Source data »
****************
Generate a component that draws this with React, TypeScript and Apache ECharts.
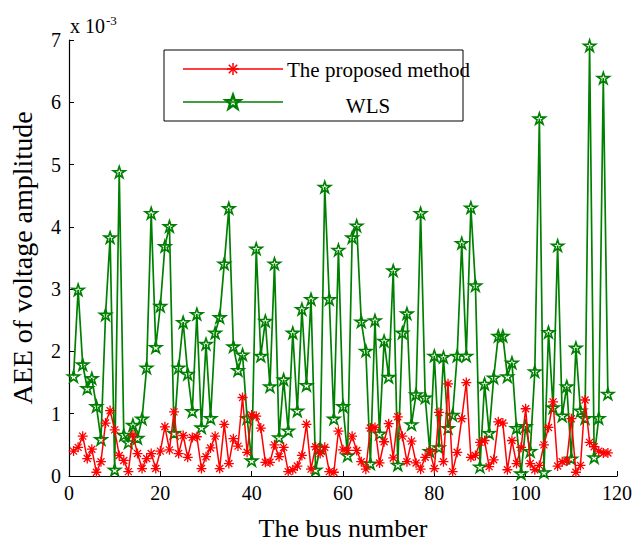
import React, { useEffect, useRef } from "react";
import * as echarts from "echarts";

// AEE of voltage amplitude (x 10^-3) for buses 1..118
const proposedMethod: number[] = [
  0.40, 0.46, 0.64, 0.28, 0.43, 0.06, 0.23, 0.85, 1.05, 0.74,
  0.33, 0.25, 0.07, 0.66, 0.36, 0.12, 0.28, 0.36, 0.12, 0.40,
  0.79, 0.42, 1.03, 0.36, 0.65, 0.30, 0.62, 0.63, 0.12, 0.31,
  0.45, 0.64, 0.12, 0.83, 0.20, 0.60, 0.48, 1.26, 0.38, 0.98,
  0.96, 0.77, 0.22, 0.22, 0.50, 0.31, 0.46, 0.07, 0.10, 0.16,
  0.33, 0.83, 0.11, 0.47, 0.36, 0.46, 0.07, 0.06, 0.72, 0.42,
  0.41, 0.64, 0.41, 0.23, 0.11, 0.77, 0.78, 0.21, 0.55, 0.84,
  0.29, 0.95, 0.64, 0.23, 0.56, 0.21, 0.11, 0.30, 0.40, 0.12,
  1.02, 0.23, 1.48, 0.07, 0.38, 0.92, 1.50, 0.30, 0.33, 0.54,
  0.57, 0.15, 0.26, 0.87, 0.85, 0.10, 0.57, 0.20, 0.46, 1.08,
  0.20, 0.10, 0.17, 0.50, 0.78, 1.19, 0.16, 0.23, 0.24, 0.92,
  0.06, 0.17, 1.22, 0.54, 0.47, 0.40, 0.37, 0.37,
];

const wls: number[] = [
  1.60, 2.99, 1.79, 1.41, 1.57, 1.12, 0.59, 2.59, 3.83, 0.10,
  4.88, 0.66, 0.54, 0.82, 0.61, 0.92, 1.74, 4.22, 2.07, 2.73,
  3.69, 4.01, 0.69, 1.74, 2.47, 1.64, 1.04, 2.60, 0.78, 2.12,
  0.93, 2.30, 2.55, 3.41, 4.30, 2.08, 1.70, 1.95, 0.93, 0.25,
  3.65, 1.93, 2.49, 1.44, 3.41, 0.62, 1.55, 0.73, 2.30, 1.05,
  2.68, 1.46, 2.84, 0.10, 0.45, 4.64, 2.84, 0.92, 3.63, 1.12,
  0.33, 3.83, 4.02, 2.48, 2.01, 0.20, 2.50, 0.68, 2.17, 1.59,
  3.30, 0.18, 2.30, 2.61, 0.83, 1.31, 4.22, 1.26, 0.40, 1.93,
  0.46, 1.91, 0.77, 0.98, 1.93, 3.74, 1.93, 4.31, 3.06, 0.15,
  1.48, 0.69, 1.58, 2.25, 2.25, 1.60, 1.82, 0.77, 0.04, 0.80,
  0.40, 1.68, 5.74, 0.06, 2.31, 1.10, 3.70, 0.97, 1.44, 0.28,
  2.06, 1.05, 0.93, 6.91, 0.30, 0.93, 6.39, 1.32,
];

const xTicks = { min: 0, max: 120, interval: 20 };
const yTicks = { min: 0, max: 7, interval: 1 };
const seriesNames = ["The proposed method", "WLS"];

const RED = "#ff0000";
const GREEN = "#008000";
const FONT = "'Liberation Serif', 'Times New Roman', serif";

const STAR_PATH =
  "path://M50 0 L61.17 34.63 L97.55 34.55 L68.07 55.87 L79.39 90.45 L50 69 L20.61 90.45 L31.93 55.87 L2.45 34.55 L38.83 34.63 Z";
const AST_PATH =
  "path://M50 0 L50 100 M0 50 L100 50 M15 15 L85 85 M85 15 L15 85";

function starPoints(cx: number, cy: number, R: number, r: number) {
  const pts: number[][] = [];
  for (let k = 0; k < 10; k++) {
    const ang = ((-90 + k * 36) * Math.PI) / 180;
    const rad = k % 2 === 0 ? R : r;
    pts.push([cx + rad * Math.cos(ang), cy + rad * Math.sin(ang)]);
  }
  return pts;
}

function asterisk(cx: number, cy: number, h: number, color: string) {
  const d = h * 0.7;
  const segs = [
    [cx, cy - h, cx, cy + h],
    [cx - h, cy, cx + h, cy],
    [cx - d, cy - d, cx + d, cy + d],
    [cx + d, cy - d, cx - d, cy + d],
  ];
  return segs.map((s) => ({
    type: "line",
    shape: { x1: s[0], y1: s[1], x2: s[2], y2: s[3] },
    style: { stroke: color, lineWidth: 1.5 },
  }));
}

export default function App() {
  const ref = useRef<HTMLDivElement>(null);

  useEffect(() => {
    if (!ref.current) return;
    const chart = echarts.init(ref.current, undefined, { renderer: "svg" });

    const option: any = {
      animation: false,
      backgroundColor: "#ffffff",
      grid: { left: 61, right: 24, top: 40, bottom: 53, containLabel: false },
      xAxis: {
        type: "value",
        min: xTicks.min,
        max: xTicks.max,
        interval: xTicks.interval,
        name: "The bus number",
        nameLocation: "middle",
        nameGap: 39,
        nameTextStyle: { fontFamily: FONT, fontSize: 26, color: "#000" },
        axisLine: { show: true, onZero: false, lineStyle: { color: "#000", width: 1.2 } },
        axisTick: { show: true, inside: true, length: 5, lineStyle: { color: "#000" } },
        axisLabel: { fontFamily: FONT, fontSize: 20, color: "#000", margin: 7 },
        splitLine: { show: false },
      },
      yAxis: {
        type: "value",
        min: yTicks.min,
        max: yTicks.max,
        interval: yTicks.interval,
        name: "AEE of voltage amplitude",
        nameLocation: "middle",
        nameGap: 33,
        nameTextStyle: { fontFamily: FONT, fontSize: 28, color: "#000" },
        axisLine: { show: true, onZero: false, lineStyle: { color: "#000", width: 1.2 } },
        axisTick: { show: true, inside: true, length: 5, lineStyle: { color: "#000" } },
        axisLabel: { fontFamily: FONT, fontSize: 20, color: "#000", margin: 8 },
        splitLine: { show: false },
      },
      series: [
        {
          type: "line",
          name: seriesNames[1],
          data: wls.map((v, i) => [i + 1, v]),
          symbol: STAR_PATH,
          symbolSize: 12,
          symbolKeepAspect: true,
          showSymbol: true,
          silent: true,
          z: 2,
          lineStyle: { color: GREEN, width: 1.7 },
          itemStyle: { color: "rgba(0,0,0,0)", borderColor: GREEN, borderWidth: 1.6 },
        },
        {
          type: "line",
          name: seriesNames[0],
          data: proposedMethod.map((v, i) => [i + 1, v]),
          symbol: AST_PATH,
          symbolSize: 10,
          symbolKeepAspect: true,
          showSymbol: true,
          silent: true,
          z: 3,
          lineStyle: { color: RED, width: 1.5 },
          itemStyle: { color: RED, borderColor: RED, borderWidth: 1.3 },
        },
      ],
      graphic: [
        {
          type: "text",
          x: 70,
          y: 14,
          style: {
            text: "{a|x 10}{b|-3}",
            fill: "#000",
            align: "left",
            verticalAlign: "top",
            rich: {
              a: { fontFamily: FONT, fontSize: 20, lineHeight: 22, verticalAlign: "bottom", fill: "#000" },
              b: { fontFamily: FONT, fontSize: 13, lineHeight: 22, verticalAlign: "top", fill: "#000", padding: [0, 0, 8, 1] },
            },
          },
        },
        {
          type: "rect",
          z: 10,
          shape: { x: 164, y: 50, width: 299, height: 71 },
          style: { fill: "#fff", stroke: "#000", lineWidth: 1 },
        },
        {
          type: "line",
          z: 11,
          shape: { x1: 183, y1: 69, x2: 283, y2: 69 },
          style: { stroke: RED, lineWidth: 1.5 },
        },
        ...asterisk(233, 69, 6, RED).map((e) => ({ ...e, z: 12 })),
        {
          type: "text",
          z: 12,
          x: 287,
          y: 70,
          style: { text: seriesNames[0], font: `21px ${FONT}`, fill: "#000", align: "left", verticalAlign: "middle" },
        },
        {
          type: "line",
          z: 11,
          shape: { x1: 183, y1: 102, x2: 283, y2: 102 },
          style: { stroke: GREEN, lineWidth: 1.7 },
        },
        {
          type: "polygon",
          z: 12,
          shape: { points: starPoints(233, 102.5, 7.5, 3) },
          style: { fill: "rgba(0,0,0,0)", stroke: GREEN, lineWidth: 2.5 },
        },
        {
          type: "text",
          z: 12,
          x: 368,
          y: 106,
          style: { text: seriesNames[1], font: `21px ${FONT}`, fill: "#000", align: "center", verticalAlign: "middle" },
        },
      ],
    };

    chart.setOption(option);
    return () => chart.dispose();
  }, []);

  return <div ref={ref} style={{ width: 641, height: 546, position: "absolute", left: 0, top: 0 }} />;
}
****************
What is expected »
Skip the pictures and restate exactly the lines from the beginning of the listing to the line with "L100 50 M15", that line included.

Result of this exercise »
Generate a component that draws this with React, TypeScript and Apache ECharts.
import React, { useEffect, useRef } from "react";
import * as echarts from "echarts";

// AEE of voltage amplitude (x 10^-3) for buses 1..118
const proposedMethod: number[] = [
  0.40, 0.46, 0.64, 0.28, 0.43, 0.06, 0.23, 0.85, 1.05, 0.74,
  0.33, 0.25, 0.07, 0.66, 0.36, 0.12, 0.28, 0.36, 0.12, 0.40,
  0.79, 0.42, 1.03, 0.36, 0.65, 0.30, 0.62, 0.63, 0.12, 0.31,
  0.45, 0.64, 0.12, 0.83, 0.20, 0.60, 0.48, 1.26, 0.38, 0.98,
  0.96, 0.77, 0.22, 0.22, 0.50, 0.31, 0.46, 0.07, 0.10, 0.16,
  0.33, 0.83, 0.11, 0.47, 0.36, 0.46, 0.07, 0.06, 0.72, 0.42,
  0.41, 0.64, 0.41, 0.23, 0.11, 0.77, 0.78, 0.21, 0.55, 0.84,
  0.29, 0.95, 0.64, 0.23, 0.56, 0.21, 0.11, 0.30, 0.40, 0.12,
  1.02, 0.23, 1.48, 0.07, 0.38, 0.92, 1.50, 0.30, 0.33, 0.54,
  0.57, 0.15, 0.26, 0.87, 0.85, 0.10, 0.57, 0.20, 0.46, 1.08,
  0.20, 0.10, 0.17, 0.50, 0.78, 1.19, 0.16, 0.23, 0.24, 0.92,
  0.06, 0.17, 1.22, 0.54, 0.47, 0.40, 0.37, 0.37,
];

const wls: number[] = [
  1.60, 2.99, 1.79, 1.41, 1.57, 1.12, 0.59, 2.59, 3.83, 0.10,
  4.88, 0.66, 0.54, 0.82, 0.61, 0.92, 1.74, 4.22, 2.07, 2.73,
  3.69, 4.01, 0.69, 1.74, 2.47, 1.64, 1.04, 2.60, 0.78, 2.12,
  0.93, 2.30, 2.55, 3.41, 4.30, 2.08, 1.70, 1.95, 0.93, 0.25,
  3.65, 1.93, 2.49, 1.44, 3.41, 0.62, 1.55, 0.73, 2.30, 1.05,
  2.68, 1.46, 2.84, 0.10, 0.45, 4.64, 2.84, 0.92, 3.63, 1.12,
  0.33, 3.83, 4.02, 2.48, 2.01, 0.20, 2.50, 0.68, 2.17, 1.59,
  3.30, 0.18, 2.30, 2.61, 0.83, 1.31, 4.22, 1.26, 0.40, 1.93,
  0.46, 1.91, 0.77, 0.98, 1.93, 3.74, 1.93, 4.31, 3.06, 0.15,
  1.48, 0.69, 1.58, 2.25, 2.25, 1.60, 1.82, 0.77, 0.04, 0.80,
  0.40, 1.68, 5.74, 0.06, 2.31, 1.10, 3.70, 0.97, 1.44, 0.28,
  2.06, 1.05, 0.93, 6.91, 0.30, 0.93, 6.39, 1.32,
];

const xTicks = { min: 0, max: 120, interval: 20 };
const yTicks = { min: 0, max: 7, interval: 1 };
const seriesNames = ["The proposed method", "WLS"];

const RED = "#ff0000";
const GREEN = "#008000";
const FONT = "'Liberation Serif', 'Times New Roman', serif";

const STAR_PATH =
  "path://M50 0 L61.17 34.63 L97.55 34.55 L68.07 55.87 L79.39 90.45 L50 69 L20.61 90.45 L31.93 55.87 L2.45 34.55 L38.83 34.63 Z";
const AST_PATH =
  "path://M50 0 L50 100 M0 50 L100 50 M15 15 L85 85 M85 15 L15 85";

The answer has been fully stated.